И, быстро вскинув на него глаза, точно желая удостовериться, нет ли на его лице улыбки, она продолжала:
– Вы знаете, к нам в институт присылают для пепиньерок предложения, но я от многих больших городов отказалась, потому что думала поступить в консерваторию; только это ужасно дорого, а для стипендии надо иметь большую протекцию. А у меня мама… совсем без средств…
По институтским традициям Зинаиде Павловне было тяжело признаться в бедности матери, но Александр Егорович производил на нее впечатление такого хорошего, сердечного человека, которому можно было рассказать «все».
– Так вам и улыбнулась консерватория? – спросил Аларин.
– Да, так и улыбнулась. Моя подруга Посникова поступила, ее тоже Зиной зовут… У нее самый простой комнатный голос, но она… хорошенькая… понятно, ей нетрудно…
Последние слова барышни звучали самой неподдельной, наивной грустью.
– Ну вот, и я должна была принять первое попавшееся место, – продолжала она, – хотя даже не знаю условий. Вы, может быть, знакомы с этим господином… фамилия его Кашперов?..
Аларин, живший в Р* уже два года, не мог не знать Кашперова.
– Скажите, пожалуйста, что это за человек, то есть кто он такой? Чем он занимается? Много у него детей? – засыпала она вопросами Александра Егоровича.

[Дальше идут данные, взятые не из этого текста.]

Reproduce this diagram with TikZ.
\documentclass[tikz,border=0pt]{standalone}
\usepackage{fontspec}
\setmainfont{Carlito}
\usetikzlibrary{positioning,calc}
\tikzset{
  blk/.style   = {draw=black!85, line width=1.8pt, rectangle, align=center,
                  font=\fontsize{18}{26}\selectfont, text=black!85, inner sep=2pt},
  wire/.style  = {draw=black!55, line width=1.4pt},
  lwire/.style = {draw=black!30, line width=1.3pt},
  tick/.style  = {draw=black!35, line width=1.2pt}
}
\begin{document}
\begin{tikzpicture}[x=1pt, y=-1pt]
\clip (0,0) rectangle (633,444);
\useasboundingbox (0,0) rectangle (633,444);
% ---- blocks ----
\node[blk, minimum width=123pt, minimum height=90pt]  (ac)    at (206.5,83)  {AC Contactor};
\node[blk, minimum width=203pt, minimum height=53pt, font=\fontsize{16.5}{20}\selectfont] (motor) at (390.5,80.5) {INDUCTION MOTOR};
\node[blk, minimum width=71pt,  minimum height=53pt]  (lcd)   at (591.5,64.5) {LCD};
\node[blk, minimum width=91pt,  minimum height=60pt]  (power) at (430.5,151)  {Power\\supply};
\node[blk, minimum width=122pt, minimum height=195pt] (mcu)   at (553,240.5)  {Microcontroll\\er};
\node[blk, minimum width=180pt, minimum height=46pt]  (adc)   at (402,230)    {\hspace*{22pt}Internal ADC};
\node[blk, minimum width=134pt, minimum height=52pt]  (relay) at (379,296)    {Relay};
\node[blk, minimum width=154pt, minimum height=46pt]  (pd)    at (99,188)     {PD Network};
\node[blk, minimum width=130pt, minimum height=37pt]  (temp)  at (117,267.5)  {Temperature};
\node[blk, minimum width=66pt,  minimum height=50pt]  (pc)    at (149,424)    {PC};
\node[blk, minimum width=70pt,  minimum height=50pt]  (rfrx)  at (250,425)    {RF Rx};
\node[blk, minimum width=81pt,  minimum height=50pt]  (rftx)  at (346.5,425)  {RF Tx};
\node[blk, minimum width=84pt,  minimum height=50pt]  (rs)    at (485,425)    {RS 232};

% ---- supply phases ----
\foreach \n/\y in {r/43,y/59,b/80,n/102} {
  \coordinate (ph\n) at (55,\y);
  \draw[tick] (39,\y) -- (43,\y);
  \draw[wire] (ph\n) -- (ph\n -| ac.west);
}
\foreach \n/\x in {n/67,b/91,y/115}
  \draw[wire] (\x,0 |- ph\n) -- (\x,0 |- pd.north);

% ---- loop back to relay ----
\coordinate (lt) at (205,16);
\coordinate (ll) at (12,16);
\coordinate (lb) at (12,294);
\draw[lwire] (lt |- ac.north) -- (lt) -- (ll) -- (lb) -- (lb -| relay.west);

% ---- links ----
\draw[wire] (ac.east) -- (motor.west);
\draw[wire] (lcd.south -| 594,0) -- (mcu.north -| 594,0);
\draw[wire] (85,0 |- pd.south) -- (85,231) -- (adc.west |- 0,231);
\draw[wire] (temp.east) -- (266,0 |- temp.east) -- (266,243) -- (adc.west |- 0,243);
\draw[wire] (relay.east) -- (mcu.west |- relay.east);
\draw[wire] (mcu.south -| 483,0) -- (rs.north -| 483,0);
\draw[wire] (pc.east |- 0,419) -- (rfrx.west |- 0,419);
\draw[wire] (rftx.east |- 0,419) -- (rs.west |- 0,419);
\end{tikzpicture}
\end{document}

– Да не торопитесь так, я не знаю, на что отвечать. Кашперов, про которого вы спрашиваете, вдовец, у него есть маленькая дочка, необыкновенно капризное насекомое, которое раз укусило меня за палец. Сам Кашперов человек, безусловно, честный и собою красив, так что за ним до сих пор барыни бегают: представьте себе, седые волосы и черная борода. Какой он образ жизни ведет? Конечно, как подобает вдовцу и богатому человеку; ведь он, между прочим, страшно богат, но денег своих не прячет и делает на них много добра. Вообще он человек не совсем обыкновенного десятка. Впрочем, вы это сами увидите.

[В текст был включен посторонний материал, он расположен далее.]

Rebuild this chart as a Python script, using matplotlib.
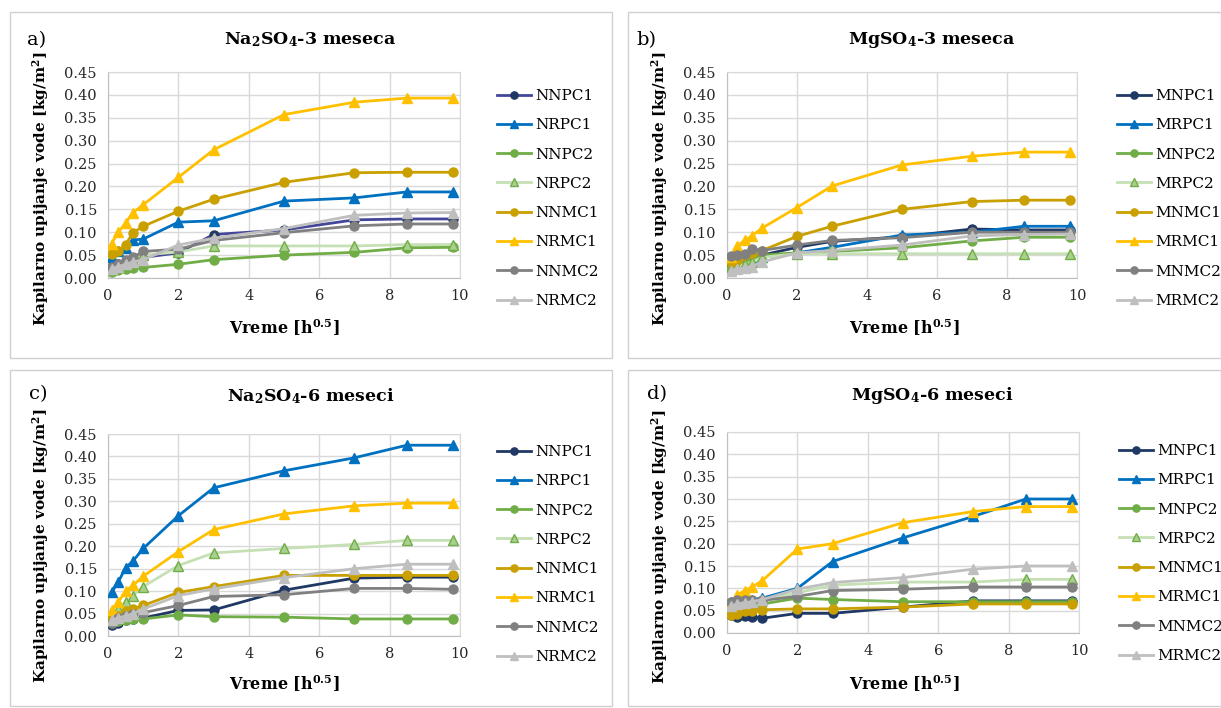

– Да, – задумчиво произнесла Зинаида Павловна, – воспитание – очень серьезное дело!
– Ну, что касается воспитания, то я положительно отвергаю его, – сказал Аларин.
– Как отвергаете? У нас сам инспектор читал педагогику и столько говорил об ее великих задачах.
– Поверьте, что он сам в это время над собой смеялся, – шутливо перебил Александр Егорович.
– Какой вы злой!.. Ну, так не будем говорить о воспитании. Вы давно живете в Р*?
– Нельзя сказать, чтобы особенно давно, но мне каждый камешек в нем опротивел. Притом вы, должно быть, слыхали о нашей грязи. У нас однажды исправник с целой тройкой лошадей утонул в грязи перед городским клубом, только об этом запретили в газетах печатать. Но у нас и кроме грязи много замечательного. Во-первых, рысаки, похожие на выкормленных купцов, и, во-вторых, купцы, близкие к первобытному состоянию. Замечательно, что в этом богоспасаемом граде живешь, как в фонарике. Представьте себе, я не только всех жителей, но даже их собак знаю по кличкам. Точно так же всему городу известно, что у меня к обеду готовится и о чем я вчера разговаривал по секрету со своим приятелем. Зато уж если наши провинциальные премьерши примутся кому-нибудь перемывать косточки, то делают это с неподражаемым совершенством, тем более что тем для такого занятия бывает много, ибо город изобилует легкими и приятными нравами.
– А вы сами, кажется, служите? что это у вас за форма? – осведомилась Зинаида Павловна.
– Я больше по инженерной части состою… говорю «больше», так как на пристани, в порту, где, собственно, и есть место моих занятий, я существую только в виде декорации. Но у меня много частных работ; вот Кашперов ко мне тоже часто обращается.
Аларин любил говорить о себе и потому с удовольствием посвятил новую знакомую в подробности своей жизни, но когда он вскользь упомянул о матери и Зинаида Павловна наивно спросила, кто был его «рара», он осекся, и кровь бросилась ему в лицо.
Однако вдруг им овладело неудержимое желание сейчас, сию минуту рассказать все до мельчайших подробностей этому чистому существу.
– Знаете ли, – произнес он медленно и значительно, – я этого никому еще не говорил, но вы, я знаю, добрая, вам не будет смешно… Я – незаконнорожденный!
Она сначала не поняла его, но потом ей стало жаль Александра Егоровича той особенной, болезненной жалостью, которую возбуждает калека или тяжело больной человек. Она поняла, что этого пункта нельзя касаться, и продолжала молчать.
А он, преодолев первую неловкость, рассказал ей подробно всю свою биографию, причем говорил так горячо, искренно и жалея в эту минуту самого себя, что у Зинаиды Павловны сжималось сердце.